- Born: Rufus Edward Miles, Jr. June 14, 1910 Cincinnati, Ohio
- Died: April 9, 1996 (aged 85) Ithaca, New York
- Occupation: Government administrator
- Known for: Miles' Law
- Spouse: Nelle Mary Petrouski ​ ​(m. 1938; died 1988)​

= Rufus Miles =

American government administrator and author

Rufus Edward Miles, Jr. (June 14, 1910 – April 9, 1996) was an American government administrator and author. He held administrative positions at the Federal Security Agency and the Department of Health, Education, and Welfare (H.E.W.) for fifteen years. He also served as an assistant secretary to three United States Presidents: Dwight D. Eisenhower, John F. Kennedy, and Lyndon B. Johnson.
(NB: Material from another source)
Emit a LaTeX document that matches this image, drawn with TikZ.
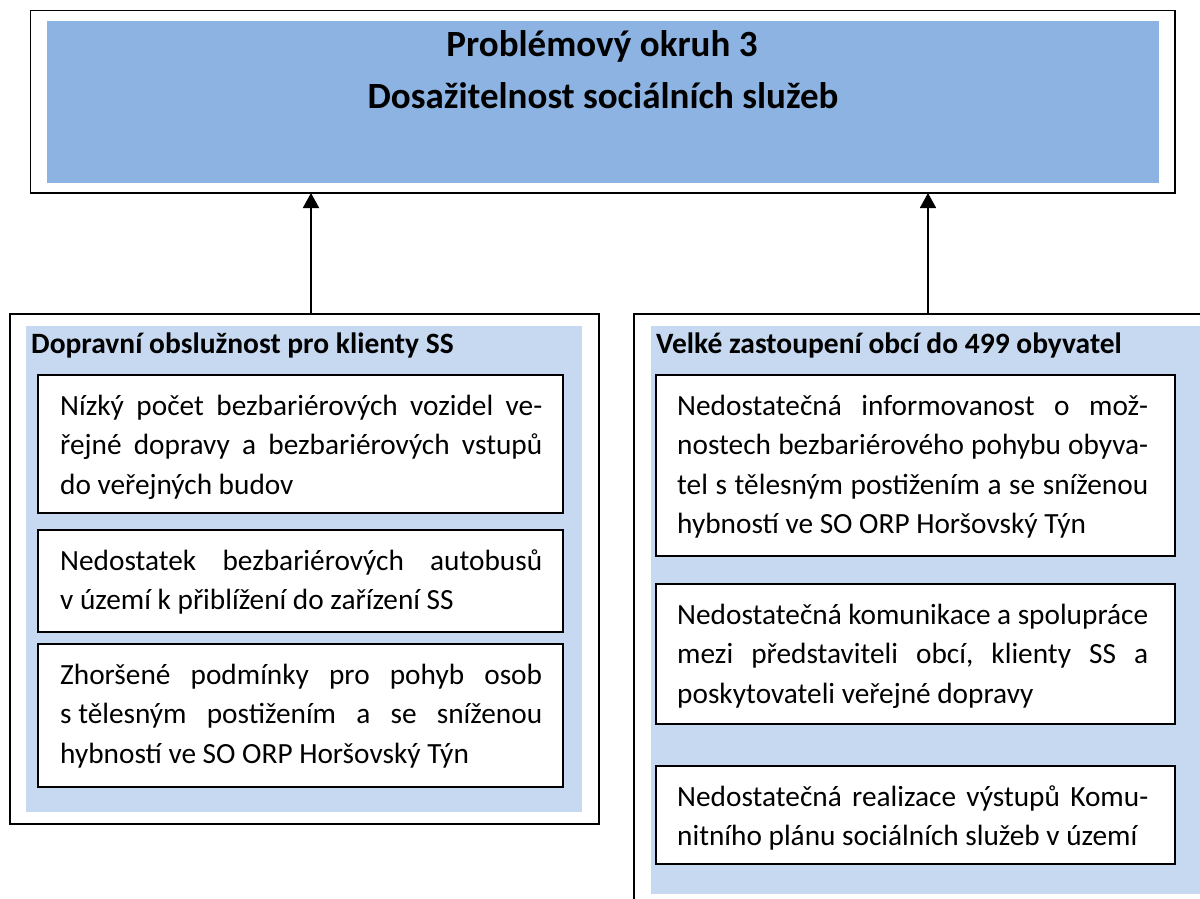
\documentclass[tikz,border=0pt]{standalone}
\usepackage{fontspec}
\setmainfont{Carlito}
\usetikzlibrary{arrows.meta}
\definecolor{darkblue}{RGB}{141,179,226}
\definecolor{lightblue}{RGB}{198,217,241}
\begin{document}
\begin{tikzpicture}[x=1pt,y=-1pt,
  frame/.style={draw=black, line width=1.5pt, fill=white, inner sep=0pt, outer sep=0pt, anchor=north west},
  panel/.style={draw=none, inner sep=0pt, outer sep=0pt, anchor=north west},
  itembox/.style={draw=black, line width=1.5pt, fill=white, inner sep=0pt, outer sep=0pt, anchor=north west},
  itemtext/.style={anchor=north west, inner sep=0pt, align=justify, font=\fontsize{29.3}{39.5}\selectfont},
  head/.style={anchor=base west, inner sep=0pt, font=\fontsize{29.5}{35}\selectfont\bfseries},
  titletext/.style={anchor=base, inner sep=0pt, font=\fontsize{37}{52}\selectfont\bfseries},
  arr/.style={line width=1.8pt, -{Triangle[width=16pt,length=15pt]}}
]
\useasboundingbox (0,0) rectangle (1200,898);
\clip (0,0) rectangle (1200,898);
\fill[white] (0,0) rectangle (1200,898);

% top box
\node[frame, minimum width=1144.5pt, minimum height=182.5pt] (topframe) at (30.5,10.5) {};
\node[panel, fill=darkblue, minimum width=1112pt, minimum height=162pt] (topfill) at (47,21) {};
\node[titletext] (title1) at (602,56) {Problémový okruh 3};
\node[titletext] (title2) at (603,108) {Dosažitelnost sociálních služeb};

% left panel
\node[frame, minimum width=589pt, minimum height=510pt] (leftframe) at (10,314) {};
\node[panel, fill=lightblue, minimum width=556pt, minimum height=486pt] (leftfill) at (26,326) {};
\node[head] (lhead) at (31,353) {Dopravní obslužnost pro klienty SS};

\node[itembox, minimum width=525pt, minimum height=138pt] (l1) at (38,375) {};
\node[itemtext, text width=482pt] (l1t) at (60,387.35)
  {\hyphenpenalty=10000\strut Nízký~počet~bezbariérových~vozidel~ve-\linebreak řejné~dopravy~a~bezbariérových~vstupů\linebreak do~veřejných~budov};

\node[itembox, minimum width=525pt, minimum height=102pt] (l2) at (38,530) {};
\node[itemtext, text width=482pt] (l2t) at (60,542.35)
  {\hyphenpenalty=10000\strut Nedostatek~bezbariérových~autobusů\linebreak v~území~k~přiblížení~do~zařízení~SS};

\node[itembox, minimum width=525pt, minimum height=143pt] (l3) at (38,644) {};
\node[itemtext, text width=482pt] (l3t) at (60,656.35)
  {\hyphenpenalty=10000\strut Zhoršené~podmínky~pro~pohyb~osob\linebreak \mbox{s tělesným}~postižením~a~se~sníženou\linebreak hybností~ve~SO~ORP~Horšovský~Týn};

% right panel
\node[frame, minimum width=600pt, minimum height=620pt] (rightframe) at (634,314) {};
\node[panel, fill=lightblue, minimum width=570pt, minimum height=568pt] (rightfill) at (651,326) {};
\node[head] (rhead) at (656,353) {Velké zastoupení obcí do 499 obyvatel};

\node[itembox, minimum width=519pt, minimum height=181pt] (r1) at (656,375) {};
\node[itemtext, text width=471pt] (r1t) at (677,387.35)
  {\hyphenpenalty=10000\strut Nedostatečná~informovanost~o~mož-\linebreak nostech~bezbariérového~pohybu~obyva-\linebreak tel~s~tělesným~postižením~a~se~sníženou\linebreak hybností~ve~SO~ORP~Horšovský~Týn};

\node[itembox, minimum width=519pt, minimum height=140pt] (r2) at (656,584) {};
\node[itemtext, text width=471pt] (r2t) at (677,596.35)
  {\hyphenpenalty=10000\strut Nedostatečná~komunikace~a~spolupráce\linebreak mezi~představiteli~obcí,~klienty~SS~a\linebreak poskytovateli~veřejné~dopravy};

\node[itembox, minimum width=519pt, minimum height=98pt] (r3) at (656,766) {};
\node[itemtext, text width=471pt] (r3t) at (677,778.35)
  {\hyphenpenalty=10000\strut Nedostatečná~realizace~výstupů~Komu-\linebreak nitního~plánu~sociálních~služeb~v~území};

% arrows
\coordinate (ax1) at (311,0);
\coordinate (ax2) at (928,0);
\draw[arr] (ax1 |- leftframe.north) -- (ax1 |- topframe.south);
\draw[arr] (ax2 |- rightframe.north) -- (ax2 |- topframe.south);
\end{tikzpicture}
\end{document}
After his retirement in 1965, he wrote several books, including The Department of Health Education and Welfare (1974), a history of H.E.W., and Awakening From the American Dream: The Social and Political Consequences of Growth (1976), which argued that rapid economic growth was not sustainable over the long term. The latter book was a runner-up for the 1977 National Book Award.

==Miles' Law==
Miles is the originator and namesake of the aphorism Miles' Law, which states, "Where you stand depends on where you sit." The phrase originated in remarks Miles made in late 1948 and early 1949 while working as chief of the labor and welfare branch of the Bureau of the Budget.